::: Given data :::
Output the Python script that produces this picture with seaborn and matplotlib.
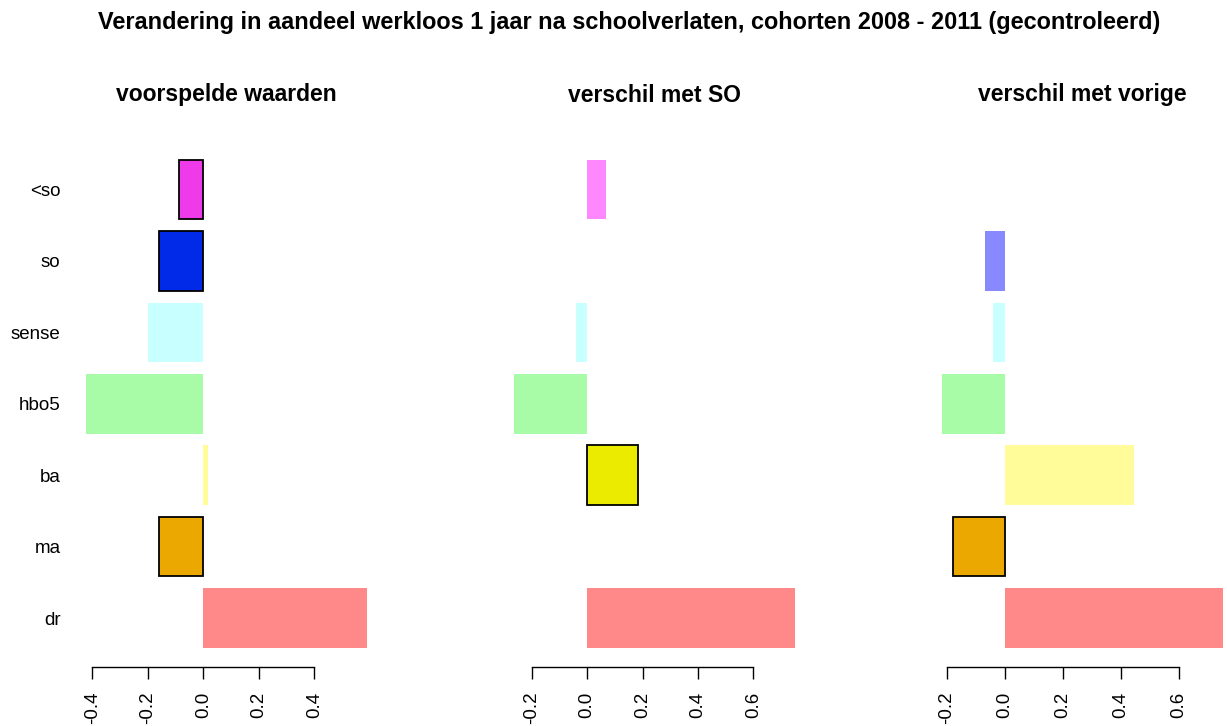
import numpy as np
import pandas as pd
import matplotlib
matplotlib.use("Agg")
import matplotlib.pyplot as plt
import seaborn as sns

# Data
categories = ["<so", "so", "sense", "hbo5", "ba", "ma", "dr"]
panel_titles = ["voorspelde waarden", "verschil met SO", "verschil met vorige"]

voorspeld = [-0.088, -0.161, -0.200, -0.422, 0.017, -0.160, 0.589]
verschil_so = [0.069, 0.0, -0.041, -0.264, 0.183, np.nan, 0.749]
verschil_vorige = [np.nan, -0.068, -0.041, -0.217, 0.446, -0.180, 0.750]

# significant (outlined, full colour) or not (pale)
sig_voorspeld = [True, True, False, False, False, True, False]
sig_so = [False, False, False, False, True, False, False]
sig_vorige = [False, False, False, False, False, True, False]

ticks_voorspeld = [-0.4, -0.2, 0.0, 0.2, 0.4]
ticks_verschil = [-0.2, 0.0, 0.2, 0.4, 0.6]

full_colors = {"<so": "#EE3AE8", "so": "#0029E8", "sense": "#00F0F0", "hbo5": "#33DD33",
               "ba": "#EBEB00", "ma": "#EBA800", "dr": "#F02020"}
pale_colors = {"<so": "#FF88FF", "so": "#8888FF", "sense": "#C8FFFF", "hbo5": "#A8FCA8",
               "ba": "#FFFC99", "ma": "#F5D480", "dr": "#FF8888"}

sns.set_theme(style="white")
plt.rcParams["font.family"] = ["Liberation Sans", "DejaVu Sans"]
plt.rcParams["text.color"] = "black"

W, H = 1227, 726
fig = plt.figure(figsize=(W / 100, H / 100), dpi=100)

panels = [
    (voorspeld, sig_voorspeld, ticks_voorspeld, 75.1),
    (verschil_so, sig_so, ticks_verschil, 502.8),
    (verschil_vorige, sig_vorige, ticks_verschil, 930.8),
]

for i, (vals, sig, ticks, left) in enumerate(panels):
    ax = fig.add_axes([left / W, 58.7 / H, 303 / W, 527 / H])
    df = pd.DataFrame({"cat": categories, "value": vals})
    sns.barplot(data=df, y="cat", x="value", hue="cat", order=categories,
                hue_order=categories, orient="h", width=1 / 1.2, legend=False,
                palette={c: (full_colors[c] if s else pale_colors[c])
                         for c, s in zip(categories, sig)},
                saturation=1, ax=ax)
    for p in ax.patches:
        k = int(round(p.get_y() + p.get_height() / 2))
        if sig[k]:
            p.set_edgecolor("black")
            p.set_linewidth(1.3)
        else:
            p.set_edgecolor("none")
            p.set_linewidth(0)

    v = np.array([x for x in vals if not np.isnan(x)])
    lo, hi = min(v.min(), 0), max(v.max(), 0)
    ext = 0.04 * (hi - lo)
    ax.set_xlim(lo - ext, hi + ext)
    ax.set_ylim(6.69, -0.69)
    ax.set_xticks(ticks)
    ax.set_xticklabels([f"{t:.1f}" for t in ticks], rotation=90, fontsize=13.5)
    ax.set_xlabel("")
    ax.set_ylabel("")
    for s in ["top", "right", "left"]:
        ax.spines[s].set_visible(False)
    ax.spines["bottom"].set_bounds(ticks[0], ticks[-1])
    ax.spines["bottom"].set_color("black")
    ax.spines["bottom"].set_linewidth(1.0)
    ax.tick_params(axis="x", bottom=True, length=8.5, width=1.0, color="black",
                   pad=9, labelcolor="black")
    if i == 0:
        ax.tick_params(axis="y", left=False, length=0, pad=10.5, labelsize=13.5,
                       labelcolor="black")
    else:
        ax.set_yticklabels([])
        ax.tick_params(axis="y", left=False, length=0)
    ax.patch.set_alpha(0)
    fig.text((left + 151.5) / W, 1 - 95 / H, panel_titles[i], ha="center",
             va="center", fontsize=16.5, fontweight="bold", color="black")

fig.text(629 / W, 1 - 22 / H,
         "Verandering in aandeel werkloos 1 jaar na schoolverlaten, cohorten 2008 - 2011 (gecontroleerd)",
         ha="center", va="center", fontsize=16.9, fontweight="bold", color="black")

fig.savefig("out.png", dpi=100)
:::
- _Exercise aim_
Leave out the pictures and repeat exactly the lines from the start of the material through the line that contains "import seaborn as sns", both included.

- _Correct result_
Output the Python script that produces this picture with seaborn and matplotlib.
import numpy as np
import pandas as pd
import matplotlib
matplotlib.use("Agg")
import matplotlib.pyplot as plt
import seaborn as sns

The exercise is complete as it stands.